Очень интересна ситуация и в Италии. Это та страна, где уровень уважения со стороны народных масс к стабильности проводимого Россией политического курса очень высок. То есть люди открыто говорят о том, что «какие вы молодцы, слушайте, у вас какой высокий уровень суверенной вашей автономии, вы действительно думаете о своей национальной безопасности, вот мы так не можем». При этом я очень слабо верю, что это недовольство может вылиться в какую-то активную позицию.

Ряд санкционных мер, вводимых странами ЕС против России, предлагается со стороны США. Могут ли европейцы задуматься о каком-то обособлении, избавлении от зависимости от США, учитывая обратный негативный эффект от санкций?

Если бы это было возможно, это бы уже произошло. Это очень прискорбно звучит, но уровень национальной автономии в принятии политических решений в целой череде европейских государств сейчас очень низок.

Великобритания в этом отношении очень интересна, потому что я сейчас вообще не вижу никаких предпосылок к тому, чтобы новая власть начала ставить национальные интересы выше, чем консолидированные интересы Великобритании и США, англосаксонского вектора. Но недовольство населения будет нарастать.

Каким будет исход, предсказать очень сложно, мне кажется, здесь такого рода прогнозы могут быть очень спекулятивными.

Но что касается России, то страна извлекла какую-то выгоду от введенных против нее санкций? Может быть, чему-то научилась?

На первых этапах, в феврале-марте, самой жесткой мерой Запада для нас была заморозка золотовалютных резервов и лишение доступа к 300 миллиардам долларов, которыми мы располагали и которые, по сути, были инвестированы в западные экономики (речь о заморозке активов Банка Россииприм. «Ленты.ру»). Тогда это было неожиданно, беспрецедентно по своему масштабу и какой-то даже, можно сказать, наглости. И было неясно, что с этим делать.

По прошествии нескольких месяцев могу сказать, что это была самая лучшая мера, которую в отношении нас принял Запад, как это ни парадоксально звучит.

За этим последовало решение о проведении расчетов в рублях по ключевым стратегически важным товарам, по энергоносителям. На мой взгляд, палитру этих инструментов надо расширять, потому что мы до сих пор торгуем металлами в долларах, поставляем алюминий за доллары, поставляем редкоземельные товары за доллары, от этого надо постепенно отходить.
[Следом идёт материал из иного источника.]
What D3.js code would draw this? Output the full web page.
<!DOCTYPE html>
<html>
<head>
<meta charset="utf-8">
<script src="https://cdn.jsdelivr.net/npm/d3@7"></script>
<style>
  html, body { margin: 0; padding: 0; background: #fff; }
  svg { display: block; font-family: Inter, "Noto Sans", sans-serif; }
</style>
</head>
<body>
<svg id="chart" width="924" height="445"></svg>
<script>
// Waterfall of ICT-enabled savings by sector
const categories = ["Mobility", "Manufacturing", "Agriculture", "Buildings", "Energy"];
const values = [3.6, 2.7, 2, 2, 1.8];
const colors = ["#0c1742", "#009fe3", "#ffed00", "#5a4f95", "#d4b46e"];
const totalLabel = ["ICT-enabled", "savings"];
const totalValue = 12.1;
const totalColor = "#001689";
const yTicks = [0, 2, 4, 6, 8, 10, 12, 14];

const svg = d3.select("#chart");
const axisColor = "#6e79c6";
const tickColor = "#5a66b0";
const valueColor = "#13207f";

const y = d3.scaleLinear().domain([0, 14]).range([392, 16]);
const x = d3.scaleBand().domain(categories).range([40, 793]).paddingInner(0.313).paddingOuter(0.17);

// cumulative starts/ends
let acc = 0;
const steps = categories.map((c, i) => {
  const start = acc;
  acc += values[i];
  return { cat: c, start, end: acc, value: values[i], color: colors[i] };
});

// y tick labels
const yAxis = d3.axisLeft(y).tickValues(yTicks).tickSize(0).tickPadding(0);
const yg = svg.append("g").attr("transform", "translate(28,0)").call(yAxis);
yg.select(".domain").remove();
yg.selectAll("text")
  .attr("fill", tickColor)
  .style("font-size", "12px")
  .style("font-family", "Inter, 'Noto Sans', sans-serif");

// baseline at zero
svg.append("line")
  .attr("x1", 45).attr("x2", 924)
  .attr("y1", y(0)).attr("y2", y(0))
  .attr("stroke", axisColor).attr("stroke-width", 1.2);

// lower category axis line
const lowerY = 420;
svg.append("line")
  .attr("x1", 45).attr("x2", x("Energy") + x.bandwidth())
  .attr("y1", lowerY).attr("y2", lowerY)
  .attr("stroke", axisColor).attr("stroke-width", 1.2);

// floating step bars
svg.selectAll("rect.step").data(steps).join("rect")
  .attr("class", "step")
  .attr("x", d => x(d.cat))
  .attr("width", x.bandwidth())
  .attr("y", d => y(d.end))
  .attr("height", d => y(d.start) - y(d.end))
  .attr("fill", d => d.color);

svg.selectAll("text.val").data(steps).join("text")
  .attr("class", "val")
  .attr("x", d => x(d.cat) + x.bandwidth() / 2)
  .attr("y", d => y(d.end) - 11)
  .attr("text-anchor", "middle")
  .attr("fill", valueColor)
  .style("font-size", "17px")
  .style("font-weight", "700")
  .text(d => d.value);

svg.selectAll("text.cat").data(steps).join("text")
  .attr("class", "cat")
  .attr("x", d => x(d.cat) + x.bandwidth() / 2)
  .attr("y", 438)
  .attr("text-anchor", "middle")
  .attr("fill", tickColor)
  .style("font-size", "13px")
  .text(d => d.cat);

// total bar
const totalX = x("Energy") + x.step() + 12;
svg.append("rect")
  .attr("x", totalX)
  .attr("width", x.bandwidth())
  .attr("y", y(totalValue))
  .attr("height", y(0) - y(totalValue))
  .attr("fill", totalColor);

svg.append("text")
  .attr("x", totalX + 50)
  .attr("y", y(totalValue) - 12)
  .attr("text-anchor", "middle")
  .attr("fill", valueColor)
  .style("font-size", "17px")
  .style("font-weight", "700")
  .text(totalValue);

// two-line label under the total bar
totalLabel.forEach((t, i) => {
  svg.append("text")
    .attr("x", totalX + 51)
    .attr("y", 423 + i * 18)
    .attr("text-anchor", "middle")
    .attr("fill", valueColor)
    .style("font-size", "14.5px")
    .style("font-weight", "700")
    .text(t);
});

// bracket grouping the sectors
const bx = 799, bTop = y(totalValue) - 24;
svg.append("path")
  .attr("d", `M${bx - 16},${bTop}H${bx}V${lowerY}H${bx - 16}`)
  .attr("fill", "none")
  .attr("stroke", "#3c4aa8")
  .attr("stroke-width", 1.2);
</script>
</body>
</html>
Мы поняли, что деньги, накопленные в рамках бюджетного правила, нужно инвестировать в собственную экономику. Для нас и глобального экономического развития это имеет просто стратегическое значение. Что такое газ за рубли? Это гарантия оплаты за экспорт ресурсов.

И наконец, что такое расчеты в рублях? Это сильный рубль, который позволяет нам идти по пути смягчения денежно-кредитной политики в тот момент, когда весь Запад идет по пути ее ужесточения. У Соединенных Штатов и Европейского союза не остается других возможностей в условиях инфляции, и это будет приводить к рецессии у этих государств.
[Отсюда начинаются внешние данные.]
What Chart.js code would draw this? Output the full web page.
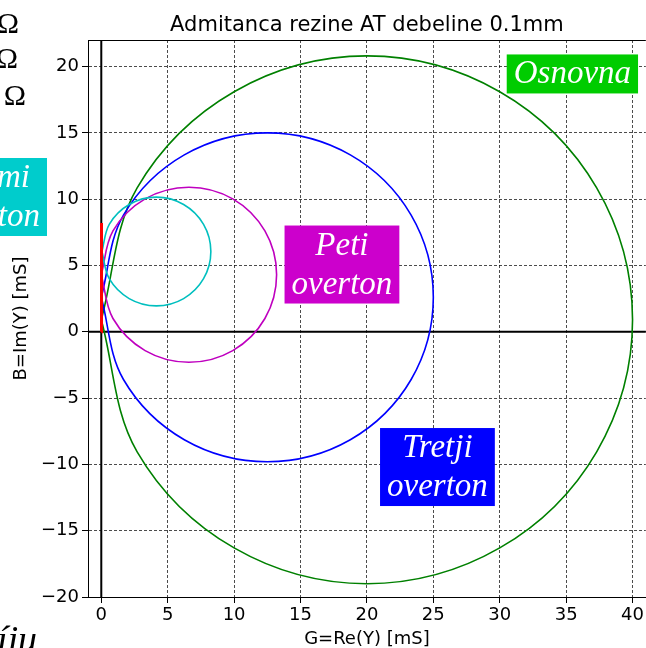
<!DOCTYPE html>
<html lang="sl">
<head>
  <meta charset="UTF-8">
  <title>Admitanca rezine AT</title>
  <script src="https://cdn.jsdelivr.net/npm/chart.js@4"></script>
  <style>
    body { margin: 0; background: #fff; }
    #wrap { width: 646px; height: 648px; }
  </style>
</head>
<body>
  <div id="wrap"><canvas id="admChart" width="646" height="648"></canvas></div>

  <script>
    // G = Re(Y), B = Im(Y) in mS
    const osnG = [0, 2.7, 10, 20, 30, 37.3, 40, 37.3, 30, 20, 10, 2.7, 0];
    const osnB = [0.9, -9.05, -16.3, -19.0, -16.3, -9.05, 0.9, 10.85, 18.1, 20.8, 18.1, 10.85, 0.9];

    const treG = [0, 1.67, 6.25, 12.5, 18.75, 23.33, 25, 23.33, 18.75, 12.5, 6.25, 1.67, 0];
    const treB = [2.6, -3.6, -8.14, -9.8, -8.14, -3.6, 2.6, 8.8, 13.34, 15.0, 13.34, 8.8, 2.6];

    const petG = [0, 0.88, 3.3, 6.6, 9.9, 12.32, 13.2, 12.32, 9.9, 6.6, 3.3, 0.88, 0];
    const petB = [4.3, 1.0, -1.42, -2.3, -1.42, 1.0, 4.3, 7.6, 10.02, 10.9, 10.02, 7.6, 4.3];

    const sedG = [0.05, 0.6, 2.1, 4.15, 6.2, 7.7, 8.25, 7.7, 6.2, 4.15, 2.1, 0.6, 0.05];
    const sedB = [6.05, 4.0, 2.5, 1.95, 2.5, 4.0, 6.05, 8.1, 9.6, 10.15, 9.6, 8.1, 6.05];

    const devG = [0, 0.03, 0];
    const devB = [0, 4.1, 8.2];

    const xTicks = [0, 5, 10, 15, 20, 25, 30, 35, 40];
    const yTicks = [-20, -15, -10, -5, 0, 5, 10, 15, 20];

    const pts = (g, b) => g.map((v, i) => ({ x: v, y: b[i] }));

    function curve(g, b, color, tension) {
      return {
        data: pts(g, b),
        borderColor: color,
        borderWidth: 1.6,
        pointRadius: 0,
        showLine: true,
        fill: false,
        tension: tension
      };
    }

    // red first so it's on top (chart.js draws dataset 0 last)
    const datasets = [
      Object.assign(curve(devG, devB, "#ff0000", 0), { borderWidth: 3 }),
      curve(sedG, sedB, "#00bfbf", 0.35),
      curve(petG, petB, "#bf00bf", 0.35),
      curve(treG, treB, "#0000ff", 0.35),
      curve(osnG, osnB, "#008000", 0.35)
    ];

    function labelBox(ctx, lines, cx, cy, bg) {
      ctx.save();
      ctx.font = 'italic 33px "Liberation Serif"';
      const w = Math.max(...lines.map(l => ctx.measureText(l).width)) + 14;
      const h = 39 * lines.length;
      const top = cy - h / 2;
      ctx.fillStyle = bg;
      ctx.fillRect(cx - w / 2, top, w, h);
      ctx.fillStyle = "#fff";
      ctx.textAlign = "center";
      ctx.textBaseline = "alphabetic";
      lines.forEach((l, i) => ctx.fillText(l, cx, top + 29 + i * 39));
      ctx.restore();
      return w;
    }

    const extras = {
      id: "extras",
      beforeDatasetsDraw(chart) {
        const { ctx, chartArea: a, scales: { x, y } } = chart;
        const x0 = x.getPixelForValue(0), y0 = y.getPixelForValue(0);
        ctx.save();
        ctx.strokeStyle = "#000";
        ctx.lineWidth = 2;
        ctx.beginPath();
        ctx.moveTo(x0, a.top); ctx.lineTo(x0, a.bottom);
        ctx.moveTo(a.left, y0); ctx.lineTo(a.right, y0);
        ctx.stroke();
        ctx.restore();
      },
      afterDraw(chart) {
        const { ctx, chartArea: a, scales: { x, y } } = chart;
        ctx.save();
        // top spine
        ctx.strokeStyle = "#000";
        ctx.lineWidth = 1;
        ctx.beginPath();
        ctx.moveTo(a.left, Math.round(a.top) + 0.5);
        ctx.lineTo(a.right, Math.round(a.top) + 0.5);
        ctx.stroke();

        // title
        ctx.fillStyle = "#000";
        ctx.font = '21px "DejaVu Sans"';
        ctx.textAlign = "center";
        ctx.textBaseline = "alphabetic";
        ctx.fillText("Admitanca rezine AT debeline 0.1mm", (a.left + a.right) / 2, 31);

        // pieces of neighbouring annotations cut by the figure edge
        ctx.font = '30px "Liberation Serif"';
        ctx.textAlign = "right";
        ctx.fillText("\u03A9", 19, 33);
        ctx.fillText("\u03A9", 18, 68);
        ctx.fillText("0 \u03A9", 26, 105);
        ctx.font = 'italic 38px "Liberation Serif"';
        ctx.textAlign = "left";
        ctx.fillText("\u00EDju", -3, 652);
        ctx.restore();

        labelBox(ctx, ["Osnovna"], x.getPixelForValue(35.47), y.getPixelForValue(19.44), "#00cc00");
        labelBox(ctx, ["Peti", "overton"], x.getPixelForValue(18.12), y.getPixelForValue(5.07), "#cc00cc");
        labelBox(ctx, ["Tretji", "overton"], x.getPixelForValue(25.31), y.getPixelForValue(-10.2), "#0000ff");

        ctx.save();
        ctx.font = 'italic 33px "Liberation Serif"';
        const sw = ctx.measureText("overton").width + 14;
        ctx.restore();
        labelBox(ctx, ["Sedmi", "overton"], 47 - sw / 2, 158 + 39, "#00cccc");
      }
    };

    const tickFont = { family: "DejaVu Sans", size: 18 };
    const gridStyle = {
      color: "rgba(0,0,0,0.7)",
      lineWidth: 1,
      tickColor: "#000",
      tickLength: 6,
      tickBorderDash: []
    };
    const minus = v => (v < 0 ? "\u2212" + Math.abs(v) : String(v));

    new Chart(document.getElementById("admChart"), {
      type: "scatter",
      data: { datasets: datasets },
      options: {
        responsive: false,
        animation: false,
        events: [],
        layout: { padding: { top: 40, left: 0, right: 0, bottom: 0 }, autoPadding: false },
        plugins: { legend: { display: false }, tooltip: { enabled: false } },
        scales: {
          x: {
            type: "linear",
            min: -1,
            max: 41,
            afterBuildTicks: s => { s.ticks = xTicks.map(v => ({ value: v })); },
            afterFit: s => { s.height = 51; },
            grid: gridStyle,
            border: { display: true, color: "#000", width: 1, dash: [3, 2] },
            ticks: { font: tickFont, color: "#000", padding: 2, maxRotation: 0, callback: minus },
            title: {
              display: true,
              text: "G=Re(Y) [mS]",
              color: "#000",
              font: { family: "DejaVu Sans", size: 18, lineHeight: 1 },
              padding: { top: 0, bottom: 0 }
            }
          },
          y: {
            type: "linear",
            min: -20,
            max: 22,
            afterBuildTicks: s => { s.ticks = yTicks.map(v => ({ value: v })); },
            afterFit: s => { s.width = 88; },
            grid: gridStyle,
            border: { display: true, color: "#000", width: 1, dash: [3, 2] },
            ticks: { font: tickFont, color: "#000", padding: 3, callback: minus },
            title: {
              display: true,
              text: "B=Im(Y) [mS]",
              color: "#000",
              font: { family: "DejaVu Sans", size: 18, lineHeight: 1 },
              padding: { top: 12, bottom: 0 }
            }
          }
        }
      },
      plugins: [extras]
    });
  </script>
</body>
</html>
На этом фоне нам стратегически важно идти по пути смягчения денежно-кредитной политики, накачки экономики деньгами, потому что ресурсы у нас для этого есть. У нас относительно низкий уровень монетизации экономики. У нас дополнительная эмиссия, дополнительные вливания в бизнес не будут провоцировать инфляцию. Это уникальная ситуация. И мы эти возможности благодаря сильному рублю сейчас получили.